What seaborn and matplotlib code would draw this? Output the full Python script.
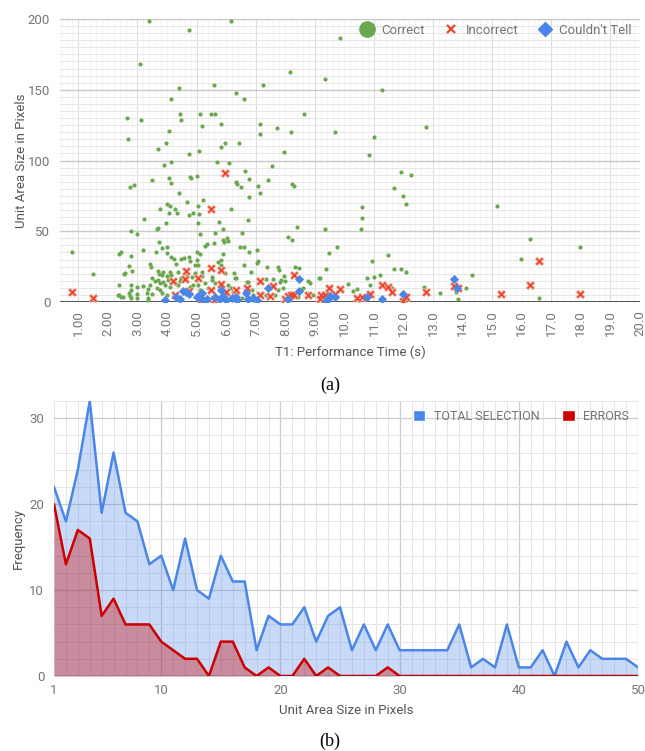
import numpy as np
import pandas as pd
import matplotlib.pyplot as plt
import seaborn as sns
from matplotlib.lines import Line2D
from matplotlib.patches import Patch

# ---- (a) T1 performance time vs unit area size ----
correct_t = [
    0.80, 1.49, 2.75, 2.90, 3.48, 4.06, 4.15, 4.77, 5.00, 4.42,
    4.67, 4.01, 4.09, 3.75, 4.06, 4.27, 4.33, 4.73, 4.89, 5.05,
    3.22, 3.96, 3.69, 3.66, 5.05, 2.78, 3.00, 3.74, 3.20, 3.63,
    3.82, 3.99, 4.01, 2.43, 2.39, 2.77, 3.42, 3.46, 2.70, 4.15,
    4.22, 4.32, 4.47, 4.57, 4.75, 4.77, 4.94, 5.00, 2.83, 2.54,
    2.59, 3.68, 3.74, 3.82, 3.87, 3.99, 4.10, 4.15, 4.38, 3.50,
    3.60, 3.69, 3.76, 3.87, 3.93, 4.04, 3.42, 3.37, 3.20, 2.97,
    2.78, 2.77, 2.39, 2.38, 2.44, 2.75, 2.78, 2.97, 3.00, 3.31,
    3.34, 3.48, 3.65, 3.76, 3.82, 3.99, 4.10, 4.27, 4.38, 4.44,
    4.49, 4.66, 4.83, 4.94, 5.05, 4.89, 4.77, 3.36, 2.50, 2.73,
    7.14, 6.78, 5.22, 5.09, 6.15, 5.77, 6.74, 5.11, 5.64, 5.88,
    5.89, 6.02, 6.05, 5.93, 5.60, 5.34, 5.29, 6.52, 6.46, 6.60,
    6.77, 7.03, 8.10, 8.23, 8.41, 9.34, 9.48, 5.03, 5.10, 5.91,
    5.73, 5.82, 5.84, 5.79, 7.08, 7.05, 6.60, 7.39, 7.76, 7.79,
    8.32, 8.48, 5.06, 5.17, 5.19, 5.51, 5.53, 5.64, 5.96, 6.27,
    6.29, 6.35, 6.84, 6.69, 6.74, 7.35, 7.60, 7.87, 7.96, 7.98,
    7.83, 9.14, 8.77, 8.83, 7.93, 7.76, 8.60, 8.72, 5.28, 5.37,
    5.11, 5.00, 5.45, 6.07, 6.16, 6.24, 6.86, 6.91, 7.20, 7.34,
    7.65, 8.15, 8.21, 8.43, 8.94, 9.39, 5.62, 5.90, 6.52, 2.35,
    3.39, 6.16, 4.74, 3.08, 8.17, 9.33, 5.60, 7.25, 4.40, 6.33,
    4.13, 6.61, 2.63, 3.13, 4.44, 4.49, 5.10, 5.48, 5.63, 8.64,
    5.19, 5.81, 7.15, 7.15, 7.71, 8.20, 2.69, 4.06, 3.97, 5.97,
    6.42, 5.83, 3.68, 5.08, 4.76, 7.97, 3.91, 4.15, 5.69, 6.11,
    7.56, 6.65, 4.82, 6.33, 6.38, 6.49, 6.79, 7.09, 7.43, 8.23,
    8.29, 9.86, 11.27, 9.67, 11.00, 12.75, 10.82, 11.91, 12.25, 11.67,
    11.98, 12.07, 10.58, 10.61, 10.56, 9.75, 9.37, 9.17, 15.17, 16.28,
    15.99, 17.97, 10.93, 11.49, 11.67, 11.90, 12.07, 10.78, 11.00, 11.22,
    10.11, 10.29, 10.44, 10.86, 11.62, 12.71, 13.24, 13.76, 14.12, 14.31,
    13.84, 16.57, 10.46, 9.50,
]
correct_size = [
    35, 20, 81, 82.8, 85.9, 87.8, 83.8, 88.5, 89, 76.7,
    70.9, 69, 67.8, 65.9, 63.1, 65.9, 62.9, 61.2, 63.1, 68,
    58.8, 56, 52.5, 51.3, 56, 49.9, 48, 42.1, 36.7, 35.1,
    38.4, 38.6, 34.4, 35.1, 33.7, 32.5, 26.6, 24.5, 25.7, 31.6,
    30.4, 26.6, 30.2, 30.8, 31.6, 29, 26.1, 29.7, 22.1, 19.8,
    20.2, 22.1, 19.8, 19.1, 21.4, 18.4, 21.4, 19.1, 21.4, 16.7,
    15.1, 15.6, 13.2, 14.4, 12, 15.6, 12, 9, 11.3, 10.8,
    12, 8.5, 12, 4.9, 3.8, 4.3, 2.6, 5.4, 3.1, 6.6,
    2.6, 5.7, 9.7, 8.5, 6.1, 5.0, 10.8, 13.2, 12, 14.8,
    16.7, 19.1, 17.9, 20.2, 12, 12, 10.8, 1.4, 3.3, 6.6,
    76.7, 73.9, 72, 61.9, 65.9, 56.7, 57.9, 48, 49, 51.6,
    43.8, 45.4, 43.3, 42.1, 41.9, 41, 39.8, 49, 38.6, 38.6,
    35.6, 36.7, 46.1, 43.8, 52.7, 51.8, 34.8, 35.3, 33.9, 33.9,
    28.3, 29.7, 26.1, 22.6, 29, 27.8, 26.1, 25, 25, 22.6,
    24.5, 23.8, 26.1, 21.4, 18.4, 17.9, 15.6, 13.2, 20.7, 20.2,
    17.2, 16.7, 21.4, 13.9, 14.4, 16.3, 16, 15.6, 18.4, 15.1,
    13.9, 16.7, 15.1, 13.2, 9.7, 8.5, 9.7, 6.1, 13.2, 9.7,
    8.5, 15.6, 8.5, 12, 9.7, 7.3, 8.5, 5, 6.1, 5,
    5, 6.1, 2.6, 3.8, 5, 6.1, 3.8, 4.3, 2.6, 4.9,
    198.6, 198.6, 192.5, 168.5, 162.6, 157.7, 153.7, 153.7, 151.5, 147.6,
    143.6, 143.6, 129.7, 128.7, 132.7, 128.7, 132.7, 132.7, 132.7, 132.7,
    124.7, 125.7, 125.7, 118.6, 122.8, 119.8, 114.9, 120.7, 112.7, 112.7,
    112.7, 109.7, 107.8, 106.6, 104.7, 105.7, 96.7, 98.8, 98.8, 97.9,
    95.8, 92.7, 87.8, 85, 83.1, 81, 86.8, 81.9, 85.9, 83.1,
    81.9, 186.8, 149.7, 119.8, 116.7, 123.8, 103.8, 91.8, 89.9, 80.9,
    74.8, 69.6, 66.8, 59.7, 51.7, 39, 23, 17.2, 67.7, 44.7,
    30.1, 38.8, 28.9, 32.9, 23, 23, 20.9, 16.9, 17.9, 19.1,
    12.9, 8, 8.9, 12, 9.6, 10.8, 6.1, 7.3, 9.6, 18.8,
    2.1, 3, 1.4, 9.6,
]

incorrect_t = [
    0.80, 1.49, 4.19, 4.27, 4.62, 4.64, 4.74, 5.04, 5.11, 5.14,
    5.50, 5.50, 5.50, 5.60, 5.82, 5.82, 5.97, 5.99, 6.35, 6.69,
    7.16, 7.16, 7.48, 7.57, 7.99, 8.10, 8.20, 8.29, 8.30, 8.77,
    9.16, 9.20, 9.33, 9.48, 9.67, 9.86, 10.44, 10.58, 10.86, 11.26,
    11.49, 11.60, 11.98, 12.09, 12.75, 13.70, 13.83, 15.31, 16.27, 16.57,
    17.97,
]
incorrect_size = [
    7, 3, 15, 5, 16, 22, 8, 17, 4, 1.5,
    24, 8.5, 66, 1.5, 22.5, 12.5, 91, 7.3, 8.5, 10,
    15, 5, 4.5, 11, 2, 4.5, 5, 19, 5, 5,
    2, 5, 5, 10, 6, 9, 2.8, 3.3, 5.6, 12,
    10.8, 7, 1, 3.8, 7, 11, 10, 6, 12, 29,
    6,
]

unsure_t = [
    3.93, 4.32, 4.53, 4.64, 4.75, 5.00, 5.08, 5.17, 5.34, 5.62,
    5.80, 5.81, 6.00, 6.35, 6.37, 6.66, 6.74, 7.05, 7.42, 8.10,
    8.47, 8.47, 9.39, 9.45, 9.50, 9.67, 10.78, 11.26, 11.98, 13.71,
    13.82, 5.25, 5.90, 6.20, 4.45, 6.90,
]
unsure_size = [
    1.4, 3.8, 8, 6.8, 5.4, 3.3, 3.8, 6.1, 2.4, 3.8,
    2.4, 8.5, 1.4, 3.8, 1.4, 6.1, 1.9, 1.4, 9.6, 2.1,
    16, 8, 1, 2.4, 4.2, 3.3, 3.3, 1.9, 5.9, 16,
    9.6, 1, 4.5, 2.5, 2, 3,
]

time_ticks = list(range(1, 21))
time_labels = ["1.00", "2.00", "3.00", "4.00", "5.00", "6.00", "7.00", "8.00", "9.00",
               "10.0", "11.0", "12.0", "13.0", "14.0", "15.0", "16.0", "17.0", "18.0",
               "19.0", "20.0"]

# ---- (b) frequency per unit area size ----
unit_size = list(range(1, 51))
total_selection = [22, 18, 24, 32, 19, 26, 19, 18, 13, 14,
                   10, 16, 10, 9, 14, 11, 11, 3, 7, 6,
                   6, 8, 4, 7, 8, 3, 6, 3, 6, 3,
                   3, 3, 3, 3, 6, 1, 2, 1, 6, 1,
                   1, 3, 0, 4, 1, 3, 2, 2, 2, 1]
errors = [20, 13, 17, 16, 7, 9, 6, 6, 6, 4,
          3, 2, 2, 0, 4, 4, 1, 0, 1, 0,
          0, 2, 0, 1, 0, 0, 0, 0, 1, 0,
          0, 0, 0, 0, 0, 0, 0, 0, 0, 0,
          0, 0, 0, 0, 0, 0, 0, 0, 0, 0]

GREEN = "#6aa84f"
RED = "#e8452c"
BLUE = "#4a86e8"
DARK_RED = "#cc0000"
TICK = "#757575"
TITLE = "#555555"

sns.set_theme(style="white")
plt.rcParams['font.family'] = ['Roboto', 'DejaVu Sans']

df_ok = pd.DataFrame({"t": correct_t, "size": correct_size})
df_bad = pd.DataFrame({"t": incorrect_t, "size": incorrect_size})
df_unsure = pd.DataFrame({"t": unsure_t, "size": unsure_size})
df_freq = pd.DataFrame({"unit": unit_size, "total": total_selection, "errors": errors})

fig = plt.figure(figsize=(6.45, 7.51), dpi=100)
ax1 = fig.add_axes([60 / 645, 1 - 302 / 751, 580 / 645, 283 / 751])
ax2 = fig.add_axes([54 / 645, 1 - 676 / 751, 584 / 645, 275 / 751])

# grid for the scatter
for v in np.arange(0.4, 20.01, 0.2):
    ax1.axvline(v, color="#f2f2f2", lw=0.6, zorder=0)
for v in range(1, 21, 2):
    ax1.axvline(v, color="#dddddd", lw=0.8, zorder=0)
for v in range(0, 201, 5):
    ax1.axhline(v, color="#e6e6e6", lw=0.7, zorder=0)
for v in range(50, 201, 50):
    ax1.axhline(v, color="#c8c8c8", lw=1.0, zorder=0)
ax1.axhline(0, color="#333333", lw=1.2, zorder=1)

sns.scatterplot(data=df_ok, x="t", y="size", color=GREEN, s=9, linewidth=0, ax=ax1, zorder=3)
sns.scatterplot(data=df_bad, x="t", y="size", marker="x", color="#f7b9ac", s=26, linewidth=2.6, ax=ax1, zorder=4)
sns.scatterplot(data=df_bad, x="t", y="size", marker="x", color=RED, s=20, linewidth=1.2, ax=ax1, zorder=5)
sns.scatterplot(data=df_unsure, x="t", y="size", marker="D", color=BLUE, s=22, linewidth=0, ax=ax1, zorder=6)

ax1.set_xlim(0.38, 20)
ax1.set_ylim(0, 200)
ax1.set_xticks(time_ticks)
ax1.set_xticklabels(time_labels, rotation=90)
ax1.set_yticks([0, 50, 100, 150, 200])
ax1.tick_params(axis="both", length=0, colors=TICK, labelsize=9.5)
ax1.tick_params(axis="x", pad=6)
ax1.tick_params(axis="y", pad=7)
for s in ax1.spines.values():
    s.set_visible(False)
ax1.set_xlabel("T1: Performance Time (s)", color=TITLE, fontsize=9.5)
ax1.set_ylabel("Unit Area Size in Pixels", color=TITLE, fontsize=9.5)
ax1.xaxis.set_label_coords(0.5, -0.155)
ax1.yaxis.set_label_coords(-0.055, 0.5)

handles1 = [
    Line2D([], [], ls="", marker="o", ms=11, color=GREEN, label="Correct"),
    Line2D([], [], ls="", marker="x", ms=6, mew=1.6, color=RED, label="Incorrect"),
    Line2D([], [], ls="", marker="D", ms=7, color=BLUE, label="Couldn't Tell"),
]
leg1 = ax1.legend(handles=handles1, loc="upper right", bbox_to_anchor=(1.0, 1.01), ncol=3,
                  frameon=False, fontsize=9.5, handlelength=1.0, handletextpad=0.6,
                  columnspacing=1.5, borderaxespad=0.2)
for t in leg1.get_texts():
    t.set_color(TICK)

# grid for the frequency chart
for v in range(1, 51):
    ax2.axvline(v, color="#e6e6e6", lw=0.7, zorder=0)
for v in range(10, 51, 10):
    ax2.axvline(v, color="#cccccc", lw=0.9, zorder=0)
for v in range(0, 33, 2):
    ax2.axhline(v, color="#e6e6e6", lw=0.7, zorder=0)
for v in range(10, 31, 10):
    ax2.axhline(v, color="#cccccc", lw=0.9, zorder=0)

ax2.fill_between(df_freq["unit"], df_freq["total"], color=BLUE, alpha=0.3, lw=0, zorder=2)
sns.lineplot(data=df_freq, x="unit", y="total", color=BLUE, lw=1.8, ax=ax2, zorder=3)
ax2.fill_between(df_freq["unit"], df_freq["errors"], color=DARK_RED, alpha=0.36, lw=0, zorder=4)
sns.lineplot(data=df_freq, x="unit", y="errors", color=DARK_RED, lw=1.8, ax=ax2, zorder=5)
ax2.axhline(0, color="#333333", lw=1.0, zorder=6)

ax2.set_xlim(1, 50)
ax2.set_ylim(0, 32)
ax2.set_xticks([1, 10, 20, 30, 40, 50])
ax2.set_yticks([0, 10, 20, 30])
ax2.tick_params(axis="both", length=0, colors=TICK, labelsize=9.5)
ax2.tick_params(axis="x", pad=6)
ax2.tick_params(axis="y", pad=7)
for s in ax2.spines.values():
    s.set_visible(False)
ax2.set_xlabel("Unit Area Size in Pixels", color=TITLE, fontsize=9.5)
ax2.set_ylabel("Frequency", color=TITLE, fontsize=9.5)
ax2.xaxis.set_label_coords(0.5, -0.1)
ax2.yaxis.set_label_coords(-0.05, 0.5)

handles2 = [Patch(facecolor=BLUE, label="TOTAL SELECTION"),
            Patch(facecolor=DARK_RED, label="ERRORS")]
leg2 = ax2.legend(handles=handles2, loc="upper right", bbox_to_anchor=(1.0, 1.0), ncol=2,
                  frameon=False, fontsize=9, handlelength=1.0, handleheight=1.0,
                  handletextpad=0.7, columnspacing=1.8, borderaxespad=0.3)
for t in leg2.get_texts():
    t.set_color(TICK)

fig.text(330 / 645, 1 - 385 / 751, "(a)", ha="center", va="center",
         family="Liberation Serif", fontsize=13, color="black")
fig.text(330 / 645, 1 - 741 / 751, "(b)", ha="center", va="center",
         family="Liberation Serif", fontsize=13, color="black")

fig.savefig("out.png", dpi=100)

§ Your goal: Pictures are excluded: retype only the lines from the beginning of the listing above through the line with "from matplotlib.patches import Patch", both included.

§ Correct answer:
What seaborn and matplotlib code would draw this? Output the full Python script.
import numpy as np
import pandas as pd
import matplotlib.pyplot as plt
import seaborn as sns
from matplotlib.lines import Line2D
from matplotlib.patches import Patch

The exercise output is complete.